The stiffness sensitivity of a rib cage was investigated by using the thoracic impactor simulation with the Human Body Model (HBM) and it was found that the stiffness of the shoulder region, which includes upper rib cage and clavicle, has relatively higher stiffness than other thoracic regions. Therefore, it was determined to restrain around the shoulders.

Subsequently, the influences of restraint around the shoulders with respect to occupant kinematics and injury reduction were compared with those of conventional restraint systems under oblique impact simulation with the Test device for Human Occupant Restraint Anthropometric Test Dummy (THOR ATD). In addition, the influences of each restraint system on the number of fractured ribs caused by thoracic loading were investigated with the HBM under the same loading conditions as the THOR ATD simulation.

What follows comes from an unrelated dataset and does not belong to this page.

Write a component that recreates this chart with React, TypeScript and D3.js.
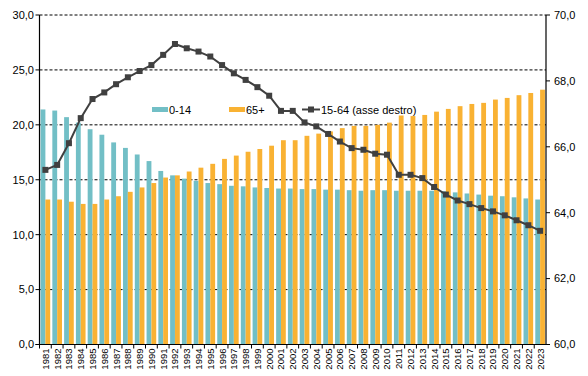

When the shoulder region was restrained, THOR ATD movement and chest deflection were reduced compared to the conventional restraint systems. The HBM results indicated that shoulder restraint reduces the chest deflection, similar to the THOR ATD, and the number of fractured ribs also reduced.

It was found that the load generated by the shoulder restraints was broadly distributed on the whole thorax, compared to loads of the conventional restraint systems. The restraint force was higher than that of conventional restraint systems and it reduced amount of occupant movement however the concentrated force on the thorax decreased. Based on these findings, an investigation of the mechanisms of load distribution is necessary considering the structural differences between the THOR ATD and the HBM.

This study described an approach to reduce thoracic injury while distributing loads over the whole thorax and keeping high restraint forces by restraining the shoulders, which have a relatively higher stiffness than other thoracic regions. In order to reduce the number of traffic fatalities, it is desirable to develop restraint systems based on the approach in this study.